Petrol price today hit a four-year high of ₹73.73 a litre while diesel rates touched an all-time high of ₹ 64.58 in the national capital, renewing calls for the government to cut excise tax rates.
State-owned oil firms, which have been since June last year revising auto fuel prices daily, today raised petrol and diesel rates by 18 paise per litre each in Delhi, according to a price notification.
Petrol in the national capital now costs ₹73.73 a litre, the highest since September 14, 2014 when rates had hit ₹76.06. Diesel price at ₹64.58 is the highest ever, with previous high of ₹ 64.22 being on February 7, 2018.
The Oil Ministry had earlier this year sought a reduction in excise duty on petrol and diesel to cushion the impact rising international oil rates but Finance Minister Arun Jaitley in his Budget presented on February 1 ignored those calls.
India has the highest retail prices of petrol and diesel among South Asian nations as taxes account for half of the pump rates.
Jaitley had raised excise duty nine times between November 2014 and January 2016 to shore up finances as global oil prices fell, but then cut the tax just once in October last year by ₹2 a litre.
Subsequent to that excise duty reduction, the Centre had asked states to also lower VAT but just four of them—Maharashtra, Gujarat, Madhya Pradesh and Himachal Pradesh—reduced rates while others including BJP-ruled ones ignored the call.
The central government had cut excise duty by ₹2 per litre in October 2017, when petrol price reached ₹70.88 per litre in Delhi and diesel ₹59.14. Because of the reduction in excise duty, diesel prices had on October 4, 2017 come down to ₹56.89 per litre and petrol to ₹68.38 per litre.

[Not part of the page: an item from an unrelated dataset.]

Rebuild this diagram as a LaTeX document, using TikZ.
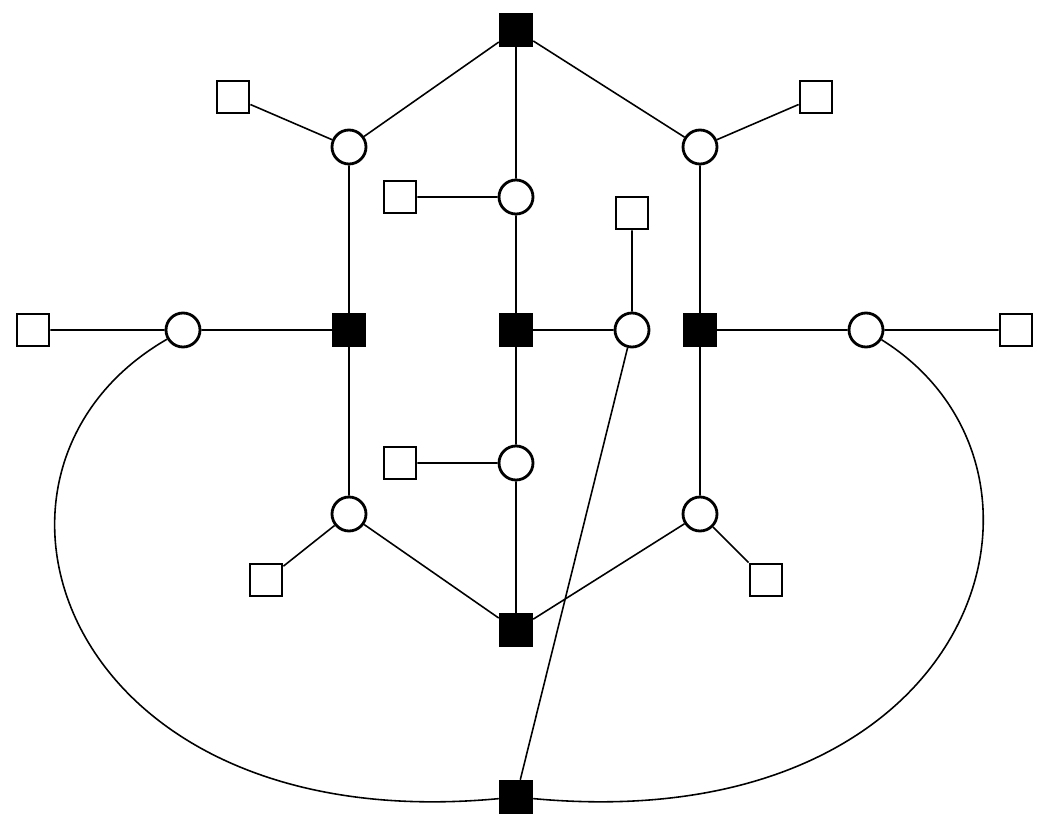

However, a global rally in crude prices pushed domestic fuel prices far higher than those levels.
The October 2017 excise duty cut cost the government ₹26,000 crore in annual revenue and about ₹13,000 crore during the remaining part of the current fiscal year.
The government had between November 2014 and January 2016 raised excise duty on petrol and diesel on nine occasions to take away gains arising from plummeting global oil prices. In all, duty on petrol rate was hiked by ₹11.77 per litre and that on diesel by ₹13.47 a litre in those 15 months that helped government’s excise mop up more than double to ₹242,000 crore in 2016–17 from ₹99,000 crore in 2014–15.
State-owned oil companies—Indian Oil Corporation, Bharat Petroleum Corporation and Hindustan Petroleum Corporation—in June last year dumped the 15-year old practice of revising rates on the 1st and 16th of every month . Instead, they adopted a daily price revision system to instantly reflect changes in cost. Since then, prices are revised on a daily basis.